RARIDADE

Memórias cunhadas: moedas e notas carregam lembranças colecionadas nas últimas décadas

Acervos guardam histórias reunidas pelas famílias de João Bosco e Iran Braga, betinenses ouvidos pela reportagem

Por Marcio Antunes

Publicado em 02 de outubro de 2025 | 18:53

 
 
João Bosco de Miranda, de 62 anos, começou a guardar moedas e cédulas há cerca de quatro décadas João Bosco de Miranda, de 62 anos, começou a guardar moedas e cédulas há cerca de quatro décadas Foto: Carolina Miranda

Moedas e notas que já não circulam mais como dinheiro seguem desempenhando outro papel: o de contar histórias. Em Betim, dois moradores mantêm viva essa tradição de colecionar peças antigas, cada um à sua maneira, revelando que guardar um objeto pode significar muito mais do que preservar seu valor material.

O primeiro deles é João Bosco de Miranda, de 62 anos. Ele se lembra de ter começado a guardar moedas e cédulas há cerca de quatro décadas, sem imaginar que aquele hábito despretensioso se transformaria em uma coleção. “Jamais pensei em coleção. As notas e as moedas estavam perdendo valor. Junto moedas que passaram por mim”, diz. Hoje, ele não sabe precisar quantas peças já acumulou, mas garante que o mais importante não é a quantidade, e sim a memória que cada uma carrega. 

Além das moedas, João Bosco guarda outros itens antigos, como máquina de costura e ferro de passar, objetos que remetem a um tempo em que a vida tinha outro ritmo. Entre as raridades da sua coleção, está uma moeda de R$1 vendida por R$300. “Ela tem no anverso uma referência ao cinquentenário da declaração universal dos Direitos Humanos. Esta moeda é uma moeda rara porque foram cunhadas apenas 600.000 unidades. Mas, para ele, não é o dinheiro que importa. “Minha intenção não é ganhar dinheiro com essas moedas. Eu quero guardar para manter na memória a história por trás delas”, explica.

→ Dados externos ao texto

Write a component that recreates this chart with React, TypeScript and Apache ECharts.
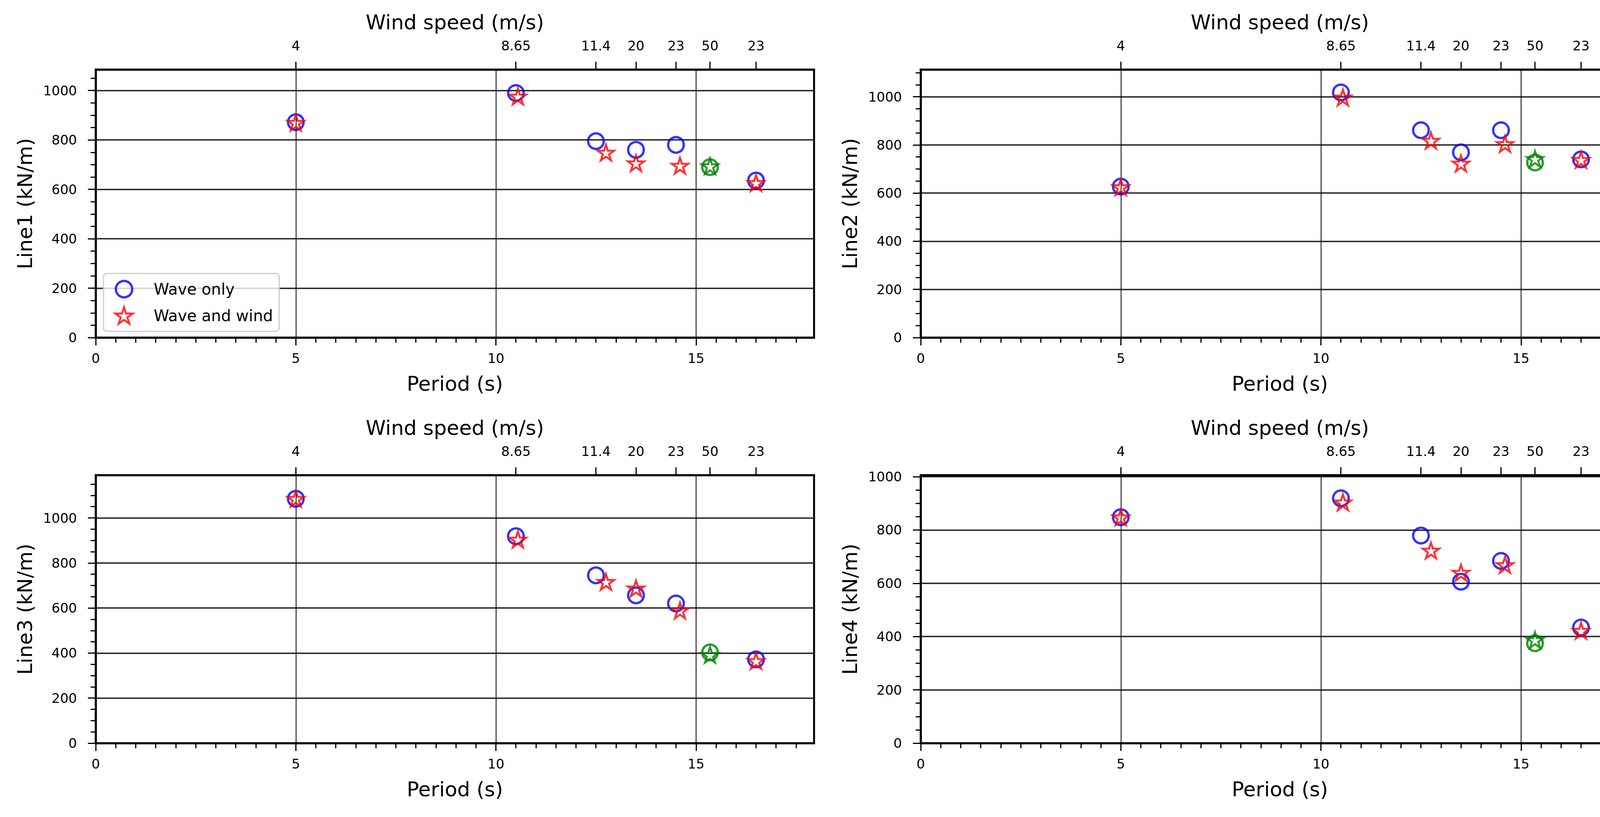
import * as echarts from 'echarts';
import { useEffect, useRef } from 'react';

// bottom axis (wave period) and top axis (wind speed at each case)
const periodMax = 17.95;
const periodTicks = [0, 5, 10, 15];
const windTickPeriods = [5, 10.5, 12.5, 13.5, 14.5, 15.35, 16.5];
const windTickLabels = ['4', '8.65', '11.4', '20', '23', '50', '23'];

// x positions of the markers
const periodsWaveOnly = [5, 10.5, 12.5, 13.5, 14.5, 16.5];
const periodsWaveWind = [5, 10.55, 12.75, 13.5, 14.6, 16.5];
const periodStorm = 15.35;

// mooring line tensions (kN/m)
const panelNames = ['Line1', 'Line2', 'Line3', 'Line4'];
const waveOnly = [
    [872, 990, 795, 760, 780, 636],
    [627, 1018, 861, 769, 861, 740],
    [1085, 919, 745, 656, 620, 372],
    [848, 919, 779, 606, 684, 434],
];
const waveWind = [
    [870, 976, 749, 706, 696, 626],
    [625, 997, 818, 723, 804, 738],
    [1085, 904, 716, 687, 589, 365],
    [848, 904, 723, 640, 669, 422],
];
const stormWaveOnly = [690, 727, 403, 375];
const stormWaveWind = [694, 742, 392, 387];

const yMax = [1085, 1113, 1190, 1006];
const yTicks = [0, 200, 400, 600, 800, 1000];

const star = 'path://M0,-100 L22.45,-30.9 L95.11,-30.9 L36.33,11.8 L58.78,80.9 L0,38.2 L-58.78,80.9 L-36.33,11.8 L-95.11,-30.9 L-22.45,-30.9 Z';
const font = 'DejaVu Sans';
const gridPos = [[245, 178], [2357, 178], [245, 1216], [2357, 1216]];

const App = () => {
    const divRef = useRef<HTMLDivElement>(null);

    useEffect(() => {
        const chart = echarts.init(divRef.current!, null, { renderer: 'svg' });

        const minorX: number[] = [];
        for (let k = 1; k * 0.5 < periodMax; k++) if (k % 10 !== 0) minorX.push(k * 0.5);

        const grids: any[] = [];
        const xAxes: any[] = [];
        const yAxes: any[] = [];
        const series: any[] = [];
        const line = { color: '#000', width: 5 };
        const tick = { color: '#000', width: 3 };
        const label = { fontSize: 34, fontFamily: font, color: '#000' };
        const nameStyle = { fontSize: 52, fontFamily: font, color: '#000' };

        gridPos.forEach(([left, top], i) => {
            grids.push({
                left, top, width: 1839, height: 686,
                show: true, borderColor: '#000', borderWidth: 5,
                outerBoundsMode: 'none',
            });
            xAxes.push({
                gridIndex: i, type: 'value', position: 'bottom', min: 0, max: periodMax, interval: 5,
                name: 'Period (s)', nameLocation: 'middle', nameGap: 92, nameTextStyle: nameStyle,
                axisLine: { show: true, onZero: false, lineStyle: line },
                axisTick: { show: true, length: 20, customValues: periodTicks, lineStyle: tick },
                axisLabel: { ...label, customValues: periodTicks, margin: 36, formatter: (v: number) => String(v) },
                splitLine: { show: true, lineStyle: { color: '#000', width: 2 } },
            });
            xAxes.push({
                gridIndex: i, type: 'value', position: 'bottom', min: 0, max: periodMax,
                axisLine: { show: false, onZero: false },
                axisTick: { show: true, length: 13, customValues: minorX, lineStyle: tick },
                axisLabel: { show: false },
                splitLine: { show: false },
            });
            xAxes.push({
                gridIndex: i, type: 'value', position: 'top', min: 0, max: periodMax,
                name: 'Wind speed (m/s)', nameLocation: 'middle', nameGap: 95, nameTextStyle: nameStyle,
                axisLine: { show: true, onZero: false, lineStyle: line },
                axisTick: { show: true, length: 20, customValues: windTickPeriods, lineStyle: tick },
                axisLabel: {
                    ...label, customValues: windTickPeriods, margin: 44,
                    formatter: (v: number) => {
                        const k = windTickPeriods.findIndex((p) => Math.abs(p - v) < 1e-6);
                        return k >= 0 ? windTickLabels[k] : '';
                    },
                },
                splitLine: { show: false },
            });

            const minorY: number[] = [];
            for (let v = 50; v < yMax[i]; v += 50) if (v % 200 !== 0) minorY.push(v);
            yAxes.push({
                gridIndex: i, type: 'value', position: 'left', min: 0, max: yMax[i], interval: 200,
                name: panelNames[i] + ' (kN/m)', nameLocation: 'middle', nameGap: 155, nameRotate: 90,
                nameTextStyle: nameStyle,
                axisLine: { show: true, onZero: false, lineStyle: line },
                axisTick: { show: true, length: 20, customValues: yTicks, lineStyle: tick },
                axisLabel: { ...label, customValues: yTicks, margin: 48, formatter: (v: number) => String(v) },
                splitLine: { show: true, lineStyle: { color: '#222', width: 3.5 } },
            });
            yAxes.push({
                gridIndex: i, type: 'value', position: 'left', min: 0, max: yMax[i],
                axisLine: { show: false, onZero: false },
                axisTick: { show: true, length: 13, customValues: minorY, lineStyle: tick },
                axisLabel: { show: false },
                splitLine: { show: false },
            });

            const xi = i * 3;
            const yi = i * 2;
            series.push({
                name: 'Wave only', type: 'scatter', xAxisIndex: xi, yAxisIndex: yi,
                symbol: 'circle', symbolSize: 40,
                itemStyle: { color: 'rgba(0,0,0,0)', borderColor: '#0000ff', borderWidth: 6 },
                data: periodsWaveOnly.map((p, k) => [p, waveOnly[i][k]]),
            });
            series.push({
                name: 'Wave and wind', type: 'scatter', xAxisIndex: xi, yAxisIndex: yi,
                symbol: star, symbolSize: [42, 40],
                itemStyle: { color: 'rgba(0,0,0,0)', borderColor: '#ff0000', borderWidth: 5 },
                data: periodsWaveWind.map((p, k) => [p, waveWind[i][k]]),
            });
            series.push({
                name: 'Wave only (50 m/s)', type: 'scatter', xAxisIndex: xi, yAxisIndex: yi,
                symbol: 'circle', symbolSize: 40,
                itemStyle: { color: 'rgba(0,0,0,0)', borderColor: '#008000', borderWidth: 6 },
                data: [[periodStorm, stormWaveOnly[i]]],
            });
            series.push({
                name: 'Wave and wind (50 m/s)', type: 'scatter', xAxisIndex: xi, yAxisIndex: yi,
                symbol: star, symbolSize: [42, 40],
                itemStyle: { color: 'rgba(0,0,0,0)', borderColor: '#008000', borderWidth: 5 },
                data: [[periodStorm, stormWaveWind[i]]],
            });
        });

        chart.setOption({
            animation: false,
            backgroundColor: '#fff',
            grid: grids,
            xAxis: xAxes,
            yAxis: yAxes,
            legend: {
                data: [
                    { name: 'Wave only', itemStyle: { color: 'rgba(0,0,0,0)', borderColor: '#0000ff', borderWidth: 6 } },
                    { name: 'Wave and wind', itemStyle: { color: 'rgba(0,0,0,0)', borderColor: '#ff0000', borderWidth: 5 } },
                ],
                orient: 'vertical', align: 'left',
                left: 265, top: 700,
                padding: [16, 16, 17, 28],
                itemWidth: 60, itemHeight: 42, itemGap: 20,
                borderColor: '#cccccc', borderWidth: 3, borderRadius: 8,
                backgroundColor: 'rgba(255,255,255,0.8)',
                selectedMode: false,
                textStyle: { fontSize: 40, fontFamily: font, color: '#000', padding: [0, 0, 0, 41] },
            },
            series,
        });

        return () => {
            chart.dispose();
        };
    }, []);

    return (
        <div
            ref={divRef}
            style={{ position: 'fixed', left: 0, top: 0, width: '4225px', height: '2091px', background: '#fff' }}
        ></div>
    );
};

export default App;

O acervo de João Bosco traz peças marcantes, como moedas das Olimpíadas do Rio, em 2016, e exemplares do tempo do Império, quando a moeda em circulação era o Conto de Réis. Ele gosta de pensar que algumas dessas peças podem ter passado pelas mãos de Dom Pedro II. Entre moedas estrangeiras vindas da Turquia, Egito, Emirados Árabes, Dubai, Alemanha, China, Cuba, Portugal, Japão, Austrália e Canadá. Ele garante que o foco são as nacionais. Ele também tem em sua coleção dezenas de cédulas antigas, que também ajudam a contar a história do dinheiro ao longo dos últimos anos. 

Para avaliar se uma moeda pode ser considerada colecionável, ele se atenta a critérios como a quantidade de unidades fabricadas, o local de cunhagem e a estética da peça. Ainda assim, ele insiste em não se ver como um colecionador típico: “Não faço prospecção de moedas. Eu junto porque, por algum motivo, elas passaram por mim e resolvi guardá-las. Defeitos de cunhagem também fazem dela uma peça rara”, explica. 

Memórias de família 

Iran Braga da Costa, de 38 anos, servidor público e metalúrgico, encontrou nas notas e moedas uma forma de manter viva a memória da mãe, Amália Braga, falecida há cinco anos. Morador do bairro Bom Repouso, ele conta que herdou dela a coleção de notas e cartões. “Minha mãe colecionava notas e cartões. Eu acabei pegando gosto e, depois que ela se foi, passei a incluir novos itens à coleção”, relembra.

Hoje, o acervo reúne cerca de 150 notas e 30 moedas de diferentes países. A filha de Iran, Giovana, também já deixou sua marca nessa história: quando ainda era criança, disse que queria conhecer a França. Para incentivá-la, ele deu a ela uma moeda árabe. “Queria que ela tivesse uma noção do tamanho do mundo em que vivemos”, explica.

Entre lembranças de família e peças históricas, Iran reforça que sua relação com os objetos vai além da coleção em si. “Sou um cara apaixonado pela história em geral. Itens da minha mãe, da minha avó, eu fiz questão de guardar. Tenho muita coisa herdada porque eu tenho sentimento pelo objeto e pela história dele. Eu costumo dizer que sou um guardião de nossas lembranças.” Para ele, guardar uma nota ou moeda é como carregar consigo parte da própria história. “Hoje em dia não é tão comum as pessoas terem apego aos objetos antigos”. 

Entre a coleção espontânea de João Bosco e a herança afetiva de Iran, as moedas e notas guardadas por eles carregam algo que vai além do metal e do papel. “Para mim, essas peças fazem parte da minha e da história da minha família”, completa Iran da Costa.